Among the biggest stories from the event was the staggering loss of a trader known as “fuxfux007,” who reportedly lost $969,169 after betting against Mamdani. According to Polymarket Analytics, the user appeared new to the platform, placing only two major wagers — one massive bet against Mamdani worth $973,757, and a much smaller one in his favor worth $42,973.
On the other hand, the night’s biggest winner, a trader operating under the handle “debased,” took home $188,487 by betting on Mamdani’s victory. The results confirmed Polymarket’s predictive accuracy, which closely mirrored pre-election polling data.

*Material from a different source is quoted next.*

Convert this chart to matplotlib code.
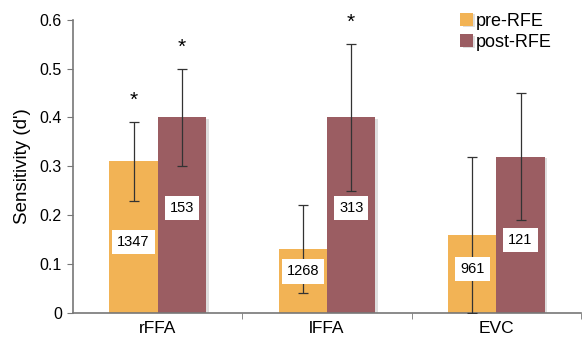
import matplotlib
matplotlib.use("Agg")
import matplotlib.pyplot as plt
import matplotlib.patheffects as pe
import numpy as np

plt.rcParams['font.family'] = ['Liberation Sans', 'DejaVu Sans']

categories = ["rFFA", "lFFA", "EVC"]
pre_vals = [0.31, 0.13, 0.16]
post_vals = [0.40, 0.40, 0.32]
pre_err = [0.08, 0.09, 0.16]
post_err = [0.10, 0.15, 0.13]
pre_counts = ["1347", "1268", "961"]
post_counts = ["153", "313", "121"]
pre_count_y = [0.145, 0.085, 0.09]
post_count_y = [0.215, 0.215, 0.15]
pre_star = [True, False, False]
post_star = [True, True, False]

c_pre = "#F2B355"
c_post = "#9B5D62"

fig = plt.figure(figsize=(5.84, 3.43), dpi=100)
ax = fig.add_axes([0.125, 0.0875, 0.87, 0.855])

x = np.arange(len(categories))
w = 0.285
shadow = [pe.SimplePatchShadow(offset=(2, -1), shadow_rgbFace='#c8c8c8', alpha=0.6), pe.Normal()]
b1 = ax.bar(x - w/2, pre_vals, w, color=c_pre, label="pre-RFE", zorder=2, path_effects=shadow)
b2 = ax.bar(x + w/2, post_vals, w, color=c_post, label="post-RFE", zorder=2, path_effects=shadow)
ax.errorbar(x - w/2, pre_vals, yerr=pre_err, fmt='none', ecolor='#333333', elinewidth=0.9, capsize=3.5, capthick=0.9, zorder=4)
ax.errorbar(x + w/2, post_vals, yerr=post_err, fmt='none', ecolor='#333333', elinewidth=0.9, capsize=3.5, capthick=0.9, zorder=4)

box = dict(boxstyle='square,pad=0.35', facecolor='white', edgecolor='none')
for i in range(len(categories)):
    ax.text(x[i] - w/2, pre_count_y[i], pre_counts[i], ha='center', va='center', fontsize=10.5, bbox=box, zorder=5)
    ax.text(x[i] + w/2, post_count_y[i], post_counts[i], ha='center', va='center', fontsize=10.5, bbox=box, zorder=5)
    if pre_star[i]:
        ax.text(x[i] - w/2, pre_vals[i] + pre_err[i] + 0.025, "*", ha='center', va='bottom', fontsize=15)
    if post_star[i]:
        ax.text(x[i] + w/2, post_vals[i] + post_err[i] + 0.025, "*", ha='center', va='bottom', fontsize=15)

ax.set_xlim(-0.5, 2.5)
ax.set_ylim(0, 0.6)
ax.set_yticks(np.arange(0, 0.61, 0.1))
ax.set_yticklabels(["0", "0.1", "0.2", "0.3", "0.4", "0.5", "0.6"], fontsize=11.5)
ax.set_xticks(x)
ax.set_xticklabels(categories, fontsize=12.5)
ax.set_xticks([0.5, 1.5, 2.5], minor=True)
ax.tick_params(axis='x', which='major', length=0, pad=6)
ax.tick_params(axis='x', which='minor', length=4, color='#777777')
ax.tick_params(axis='y', length=4, color='#777777', pad=4)
ax.set_ylabel("Sensitivity (d')", fontsize=13.5, labelpad=6)
for s in ['top', 'right']:
    ax.spines[s].set_visible(False)
for s in ['left', 'bottom']:
    ax.spines[s].set_color('#777777')
    ax.spines[s].set_linewidth(1.2)

leg = ax.legend(loc='upper right', bbox_to_anchor=(0.975, 1.08), frameon=False, fontsize=13,
                handlelength=0.7, handleheight=0.7, handletextpad=0.2, labelspacing=0.25)

fig.savefig("out.png", dpi=100)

However, the platform faced renewed controversy when billionaire Bill Ackman alleged that certain participants manipulated markets to falsely inflate Mamdani’s odds. The claims echoed earlier debates surrounding last year’s U.S. election, when large trades by a French investor briefly distorted Donald Trump’s chances.
Experts and analysts dismissed these accusations, explaining that Polymarket’s decentralized structure and professional arbitrage activity quickly correct any artificial price shifts. Many traders even saw late bets on Mamdani as a “guaranteed bond” offering about 5% returns, highlighting confidence in the market’s integrity.
With Polymarket once again proving its ability to forecast real-world outcomes, Mamdani’s victory not only reshaped New York City’s political landscape but also underscored the growing legitimacy of blockchain-based prediction markets as powerful tools for gauging public sentiment and electoral outcomes.